A detailed assessment of the Kaikoura earthquake has helped inform AF8 response planning. However, that earthquake had a significantly smaller rupture of 180 km, compared to the 400 km AF8 scenario, notes Ms Orchiston. 

She says that ‘scenario earthquakes’ tend not to transpire as expected, with factors including:

  • • Damage to highways – dispersed social impacts, implications for recovery and isolated communities
  • • Damage across urban and rural settings – prioritisation of response activities (including animal welfare in farming communities)
  • • Cascading events – adverse weather, landslide dams and aftershocks
  • • Tourists – evacuations, media focus and implications for tourism recovery.
She adds: “Recovery takes years and is unique to the places affected.”

The effects on people

On the theme of learnings from the Kaikoura earthquake, Mr Hawker says from personal experience, one of the key issues to address is the effect on people – including first responders.

“Police, firefighters and ambulance staff are all people first, and first responders second, so working with these key agencies – who we look to immediately when something occurs – to help them prepare their staff has been a significant focus of our work,” he says.

“Looking wider, promoting the development of individual preparedness both domestically and commercially is critical to developing resilience, and business continuity plans for all sizes of businesses will be a major benefit on ‘the day’.”

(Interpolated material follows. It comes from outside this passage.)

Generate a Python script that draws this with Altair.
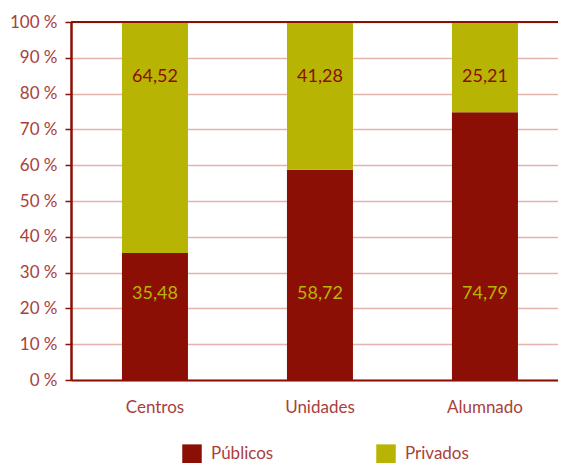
import altair as alt
import pandas as pd

categories = ["Centros", "Unidades", "Alumnado"]
publicos = [35.48, 58.72, 74.79]
privados = [64.52, 41.28, 25.21]
series = ["Públicos", "Privados"]
y_ticks = [0, 10, 20, 30, 40, 50, 60, 70, 80, 90, 100]

RED = "#8B0F04"
OLIVE = "#B8B404"
TXT = "#A8413B"
GRID = "#E3B5AC"
FONT = "Lato"

rows = []
for c, p, q in zip(categories, publicos, privados):
    rows.append({"cat": c, "serie": "Públicos", "val": p, "start": 0, "end": p,
                 "txt": f"{p:.2f}".replace(".", ",")})
    rows.append({"cat": c, "serie": "Privados", "val": q, "start": p, "end": p + q,
                 "txt": f"{q:.2f}".replace(".", ",")})
df = pd.DataFrame(rows)

xscale = alt.Scale(paddingInner=0.6, paddingOuter=0.2758, align=0.56)
xaxis = alt.Axis(labelAngle=0, labelColor=TXT, labelFont=FONT, labelFontSize=17,
                 labelPadding=19, ticks=False, domainColor=RED, domainWidth=2, title=None)

yscale = alt.Scale(domain=[0, 100], nice=False)
yaxis = alt.Axis(values=y_ticks, labelExpr="datum.value + ' %'", labelColor=TXT,
                 labelFont=FONT, labelFontSize=17, labelPadding=8,
                 labelOverlap=False, tickCount=20, title=None,
                 tickColor=RED, tickSize=6, tickWidth=1.5,
                 domainColor=RED, domainWidth=2.5,
                 gridColor=GRID, gridWidth=1.5)

bars = alt.Chart(df).mark_bar(size=66).encode(
    x=alt.X("cat:N", sort=categories, title=None, scale=xscale, axis=xaxis),
    y=alt.Y("start:Q", scale=yscale, title=None, axis=yaxis),
    y2="end:Q",
    color=alt.Color("serie:N", scale=alt.Scale(domain=series, range=[RED, OLIVE]),
                    title=None,
                    legend=alt.Legend(orient="none", legendX=111, legendY=422,
                                      direction="horizontal", symbolType="square",
                                      symbolSize=380, symbolStrokeWidth=0, symbolOpacity=1,
                                      labelColor=TXT, labelFont=FONT, labelFontSize=17,
                                      labelOffset=9, columnPadding=102)),
)

top_rule = alt.Chart(pd.DataFrame({"y": [100]})).mark_rule(color=RED, strokeWidth=2).encode(
    y=alt.Y("y:Q", scale=yscale, title=None, axis=yaxis)
)

pub_txt = alt.Chart(df[df.serie == "Públicos"]).mark_text(
    color=OLIVE, font=FONT, fontSize=18, baseline="middle"
).encode(x=alt.X("cat:N", sort=categories, title=None, scale=xscale, axis=xaxis),
         y=alt.YDatum(24.0, scale=yscale, title=None, axis=yaxis), text="txt:N")

priv_txt = alt.Chart(df[df.serie == "Privados"]).mark_text(
    color=RED, font=FONT, fontSize=18, baseline="middle"
).encode(x=alt.X("cat:N", sort=categories, title=None, scale=xscale, axis=xaxis),
         y=alt.YDatum(84.7, scale=yscale, title=None, axis=yaxis), text="txt:N")

chart = alt.layer(bars, top_rule, pub_txt, priv_txt).properties(
    width=487, height=358,
    autosize=alt.AutoSizeParams(type="none"),
    padding={"left": 63, "top": 14, "right": 0, "bottom": 83},
).configure_view(stroke=None).configure(background="white")

chart.save("out.html", embed_options={"renderer": "svg", "actions": False})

As an aside, Ms Orchiston says the research she undertook on tourism recovery after the Canterbury earthquakes revealed some interesting findings. “There was quite a high awareness of earthquake risks, particularly around the Southern Alps region, but a poor understanding of the consequences and long-term implications. I think there is still a lack of awareness about how long it will take the tourism industry to recover – in Canterbury, it took more than six years for international guest-night figures to rebound to pre-earthquake levels.”